The 11 selected projects, which include more than 60 partners across the United States, will be executed by community coalitions offering skills and expertise in community needs, workforce, design and analysis, and deployment. In the first phase, coalitions will design their systems, finalize project sites and use, assess the geothermal resource, analyze environmental and permitting needs, conduct feasibility analysis and local engagement, and identify workforce and training needs. Based on first-phase outcomes, DOE will select a subset of projects to advance to a second phase and deploy their systems.

Project locations and high-level project plans are summarized here:

Locations of selected communities for the U.S. DOE geothermal heating and cooling initiative (source: U.S. DOE)

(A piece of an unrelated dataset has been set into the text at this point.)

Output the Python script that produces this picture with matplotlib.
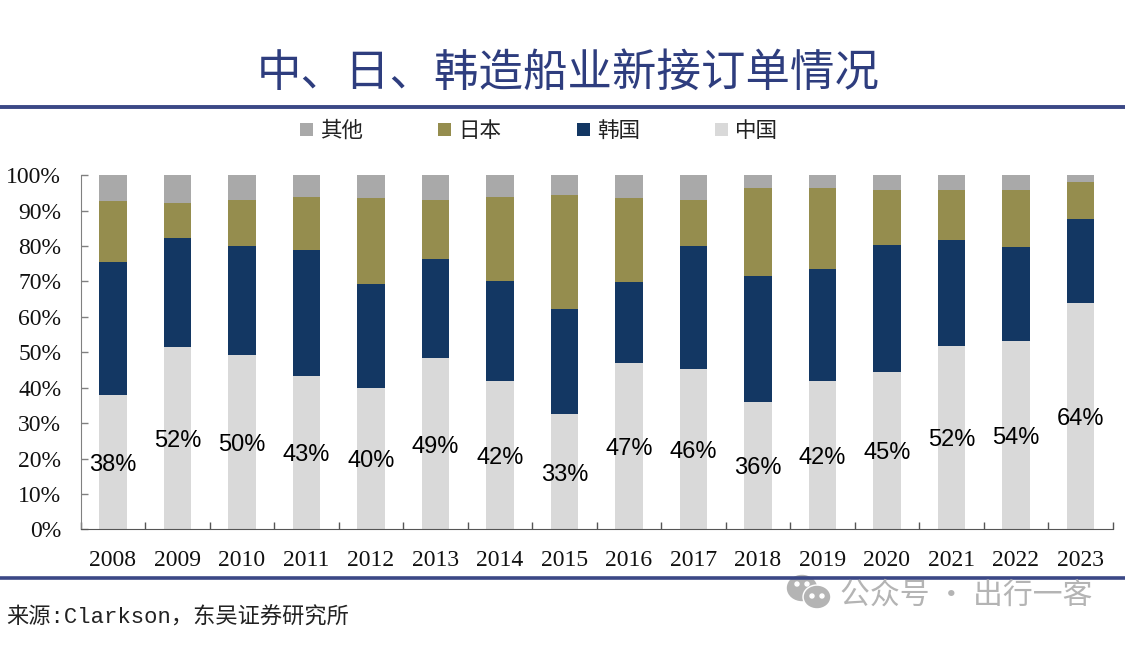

Urban / Suburban communities:

  • Ann Arbor, MI (Lead: City of Ann Arbor)—Looped geothermal system paired with efficiency improvements, rooftop solar, and battery storage to heat and cool 262 households, an elementary school, a community center, a mental health facility, and a public works site.
  • Chicago, IL (Lead: Blacks in Green™)—Shared community geothermal network across four city blocks containing more than 100 multi-family and single-family residential buildings in a disadvantaged section of the city’s South Side.
  • Duluth, MN (Lead: City of Duluth)—Geothermal system using waste heat from the Western Lake Superior Sanitary District to cover 100% of heating loads in a disadvantaged neighborhood.
  • Framingham, MA (Lead: Home Energy Efficiency Team)—Geothermal heat-pump heating and cooling system adjacent to another geothermal demonstration project and integrated with other renewable energy systems in a socioeconomically and ethnically diverse city.
  • New York City, NY (Lead: Electric Power Research Institute)—Geothermal heating and cooling system to serve a minimum of 25% of apartments in a portfolio of 5,000 apartments identified for geothermal upgrades.
  • Wallingford, CT (Lead: CT Department of Energy and Environmental Protection)—District geothermal heating and cooling system that will serve at least 50% of the heating and cooling load of a 132-unit, affordable housing complex.

Rural communities:

  • Carbondale, CO (Lead: Clean Energy Economy for the Region)—Geothermal heat pumps to support a net-zero energy district and heat and cool school district offices, a library, 20 affordable housing units, a high school, a center for nonprofits, and townhomes.
  • Middlebury, VT (Lead: GTI Energy)—Geothermal system to meet at least 50% of the heating and cooling needs for a new affordable housing development of townhomes, duplex, and multiplex units, with more than 30% of units intended for low- and medium-income households.
  • Seward, AK (Lead: City of Seward)—Community-scale heating and cooling system that will refine the existing design of a CO2 heat-pump system to meet nearly all heating demand for half of municipal buildings.
  • Shawnee, OK (Lead: University of Oklahoma)—Combined solar and geothermal heat pump heating and cooling system, to be demonstrated in a community owned and operated by a Tribal Nation.

Remote / Islanded community:

  • Nome, AK (Lead: Kawerak, Inc.)—Direct-use geothermal district-scale system that will provide heating and hot water to buildings and cooling to food storage areas.